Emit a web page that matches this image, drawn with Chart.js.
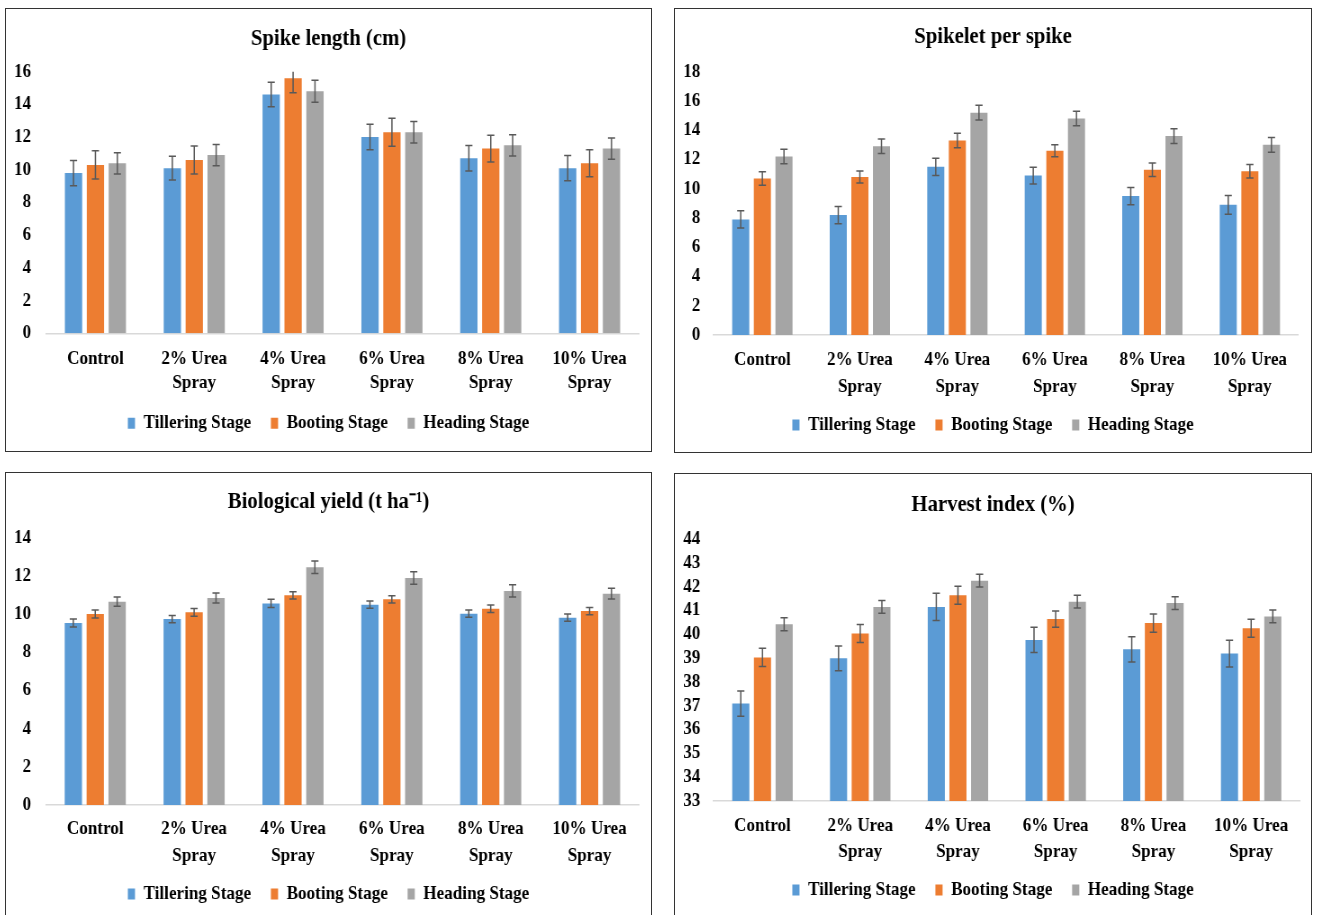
<!DOCTYPE html>
<html>
<head>
<meta charset="utf-8">
<script src="https://cdn.jsdelivr.net/npm/chart.js@4.4.1/dist/chart.umd.min.js"></script>
<style>
html, body { margin: 0; padding: 0; background: #fff; }
body { position: relative; width: 1317px; height: 915px; overflow: hidden; }
.frame { position: absolute; box-sizing: border-box; border: 1.5px solid #333; }
.squeeze { position: absolute; transform-origin: 0 0; }
</style>
</head>
<body>
<script>
const categories = [["Control"], ["2% Urea", "Spray"], ["4% Urea", "Spray"], ["6% Urea", "Spray"], ["8% Urea", "Spray"], ["10% Urea", "Spray"]];
const stages = ["Tillering Stage", "Booting Stage", "Heading Stage"];
const stageColors = ["#5B9BD5", "#ED7D31", "#A5A5A5"];

// Spike length (cm)
const spikeTillering = [9.8, 10.1, 14.6, 12.0, 10.7, 10.1];
const spikeBooting = [10.3, 10.6, 15.6, 12.3, 11.3, 10.4];
const spikeHeading = [10.4, 10.9, 14.8, 12.3, 11.5, 11.3];
const spikeTilleringErr = [0.77, 0.73, 0.75, 0.78, 0.78, 0.77];
const spikeBootingErr = [0.86, 0.86, 0.88, 0.86, 0.82, 0.82];
const spikeHeadingErr = [0.65, 0.65, 0.67, 0.66, 0.65, 0.65];

// Spikelet per spike
const spikeletTillering = [7.9, 8.2, 11.5, 10.9, 9.5, 8.9];
const spikeletBooting = [10.7, 10.8, 13.3, 12.6, 11.3, 11.2];
const spikeletHeading = [12.2, 12.9, 15.2, 14.8, 13.6, 13.0];
const spikeletTilleringErr = [0.59, 0.59, 0.59, 0.57, 0.59, 0.64];
const spikeletBootingErr = [0.46, 0.41, 0.5, 0.41, 0.46, 0.46];
const spikeletHeadingErr = [0.5, 0.5, 0.5, 0.5, 0.5, 0.5];

// Biological yield (t/ha)
const yieldTillering = [9.53, 9.74, 10.56, 10.49, 10.02, 9.81];
const yieldBooting = [10.0, 10.09, 10.98, 10.77, 10.28, 10.16];
const yieldHeading = [10.65, 10.84, 12.45, 11.89, 11.21, 11.07];
const yieldTilleringErr = [0.21, 0.19, 0.21, 0.19, 0.19, 0.19];
const yieldBootingErr = [0.21, 0.2, 0.19, 0.19, 0.2, 0.19];
const yieldHeadingErr = [0.24, 0.26, 0.33, 0.33, 0.32, 0.28];

// Harvest index (%)
const harvestTillering = [37.09, 38.99, 41.15, 39.76, 39.37, 39.19];
const harvestBooting = [39.03, 40.03, 41.64, 40.64, 40.47, 40.25];
const harvestHeading = [40.42, 41.15, 42.25, 41.37, 41.31, 40.75];
const harvestTilleringErr = [0.53, 0.52, 0.57, 0.53, 0.53, 0.56];
const harvestBootingErr = [0.38, 0.38, 0.38, 0.34, 0.38, 0.38];
const harvestHeadingErr = [0.27, 0.27, 0.27, 0.27, 0.27, 0.27];

const FONT = "'Liberation Serif', 'Times New Roman', serif";
const SQUEEZE = 0.9;

// whiskers with caps, clipped to the plot area
const errorBars = {
  id: 'errorBars',
  afterDatasetsDraw(chart) {
    const {ctx, chartArea, scales: {y}} = chart;
    ctx.save();
    ctx.beginPath();
    ctx.rect(chartArea.left, chartArea.top, chartArea.right - chartArea.left, chartArea.bottom - chartArea.top);
    ctx.clip();
    ctx.strokeStyle = '#595959';
    ctx.lineWidth = 1.5;
    chart.data.datasets.forEach((ds, i) => {
      chart.getDatasetMeta(i).data.forEach((bar, j) => {
        const hi = y.getPixelForValue(ds.data[j] + ds.errors[j]);
        const lo = y.getPixelForValue(ds.data[j] - ds.errors[j]);
        ctx.beginPath();
        ctx.moveTo(bar.x, hi); ctx.lineTo(bar.x, lo);
        ctx.moveTo(bar.x - 4, hi); ctx.lineTo(bar.x + 4, hi);
        ctx.moveTo(bar.x - 4, lo); ctx.lineTo(bar.x + 4, lo);
        ctx.stroke();
      });
    });
    ctx.restore();
  }
};

function buildPanel(p) {
  const [left, top, w, h] = p.box;

  const frame = document.createElement('div');
  frame.className = 'frame';
  Object.assign(frame.style, {left: left + 'px', top: top + 'px', width: w + 'px', height: h + 'px'});
  document.body.appendChild(frame);

  const wrap = document.createElement('div');
  wrap.className = 'squeeze';
  Object.assign(wrap.style, {left: left + 'px', top: top + 'px', transform: `scaleX(${SQUEEZE})`});
  const canvas = document.createElement('canvas');
  const W = Math.round(w / SQUEEZE);
  canvas.width = W;
  canvas.height = h;
  wrap.appendChild(canvas);
  document.body.appendChild(wrap);

  const titleSize = 23, titleLH = titleSize * 1.2;
  const legendPad = 22, itemH = 19;
  const legendTop = p.legendY - top - legendPad - itemH / 2;
  const legendH = itemH + legendPad + 10;
  const xAxisH = legendTop - (p.plotBottom - top);
  const chartLeft = (p.plotLeft - left) / SQUEEZE;
  const sidePad = W - (p.plotRight - left) / SQUEEZE;

  new Chart(canvas, {
    type: 'bar',
    data: {
      labels: categories,
      datasets: p.series.map((vals, i) => ({
        label: stages[i],
        data: vals,
        errors: p.errors[i],
        backgroundColor: stageColors[i],
        borderWidth: 0,
        base: p.min
      }))
    },
    options: {
      responsive: false,
      animation: false,
      devicePixelRatio: 1,
      layout: {padding: {top: 0, left: sidePad, right: sidePad, bottom: h - legendTop - legendH}},
      datasets: {bar: {categoryPercentage: 0.665, barPercentage: 0.79}},
      plugins: {
        title: {
          display: true,
          text: p.title,
          color: '#000',
          font: {family: FONT, size: titleSize, weight: 'bold', lineHeight: 1.2},
          padding: {top: p.titleY - top - titleLH / 2, bottom: p.plotTop - p.titleY - titleLH / 2}
        },
        legend: {
          position: 'bottom',
          labels: {boxWidth: 8, boxHeight: 11, padding: legendPad, color: '#000',
                   font: {family: FONT, size: 19, weight: 'bold'}}
        },
        tooltip: {enabled: false}
      },
      scales: {
        x: {
          grid: {display: false, drawTicks: false},
          border: {display: true, color: '#d9d9d9', width: 1.5},
          ticks: {color: '#000', padding: p.labelY - p.plotBottom - p.labelLH / 2, maxRotation: 0, autoSkip: false,
                  font: {family: FONT, size: 19, weight: 'bold', lineHeight: p.labelLH / 19}},
          afterFit: s => {
            s.height = xAxisH;
            // let the second label line run past the axis box
            s._computeLabelArea = () => undefined;
          }
        },
        y: {
          min: p.min, max: p.max,
          grid: {display: false, drawTicks: false},
          border: {display: false},
          ticks: {stepSize: p.step, autoSkip: false, color: '#000', padding: (p.plotLeft - p.tickRight) / SQUEEZE,
                  font: {family: FONT, size: 19, weight: 'bold'}},
          afterFit: s => {
            s.width = chartLeft - sidePad;
            s._computeLabelArea = () => undefined;
          }
        }
      }
    },
    plugins: [errorBars]
  });
}

buildPanel({
  title: 'Spike length (cm)',
  series: [spikeTillering, spikeBooting, spikeHeading],
  errors: [spikeTilleringErr, spikeBootingErr, spikeHeadingErr],
  min: 0, max: 16, step: 2,
  box: [5, 8, 647, 444],
  titleY: 39.3, plotTop: 71.7, plotBottom: 333.3, labelY: 359.3, labelLH: 23.7, legendY: 423.3,
  plotLeft: 46, plotRight: 639, tickRight: 31
});

buildPanel({
  title: 'Spikelet per spike',
  series: [spikeletTillering, spikeletBooting, spikeletHeading],
  errors: [spikeletTilleringErr, spikeletBootingErr, spikeletHeadingErr],
  min: 0, max: 18, step: 2,
  box: [674, 8, 638, 445],
  titleY: 37.5, plotTop: 71.7, plotBottom: 335, labelY: 360, labelLH: 26.7, legendY: 425,
  plotLeft: 713.6, plotRight: 1298.6, tickRight: 700.3
});

buildPanel({
  title: 'Biological yield (t ha\u207B\u00B9)',
  series: [yieldTillering, yieldBooting, yieldHeading],
  errors: [yieldTilleringErr, yieldBootingErr, yieldHeadingErr],
  min: 0, max: 14, step: 2,
  box: [5, 472, 647, 460],
  titleY: 502.5, plotTop: 537.7, plotBottom: 805, labelY: 829, labelLH: 26.7, legendY: 894,
  plotLeft: 45.8, plotRight: 639, tickRight: 31
});

buildPanel({
  title: 'Harvest index (%)',
  series: [harvestTillering, harvestBooting, harvestHeading],
  errors: [harvestTilleringErr, harvestBootingErr, harvestHeadingErr],
  min: 33, max: 44, step: 1,
  box: [674, 473, 638, 460],
  titleY: 505, plotTop: 539, plotBottom: 801, labelY: 825.7, labelLH: 26.7, legendY: 890,
  plotLeft: 713.6, plotRight: 1300, tickRight: 700.3
});
</script>
</body>
</html>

- - -

__WHAT YOU NEED TO DO__: Check each line above for the word "with" and copy the ones that have it.

__SOLUTION FOR THIS PROBLEM__:
Emit a web page that matches this image, drawn with Chart.js.
// whiskers with caps, clipped to the plot area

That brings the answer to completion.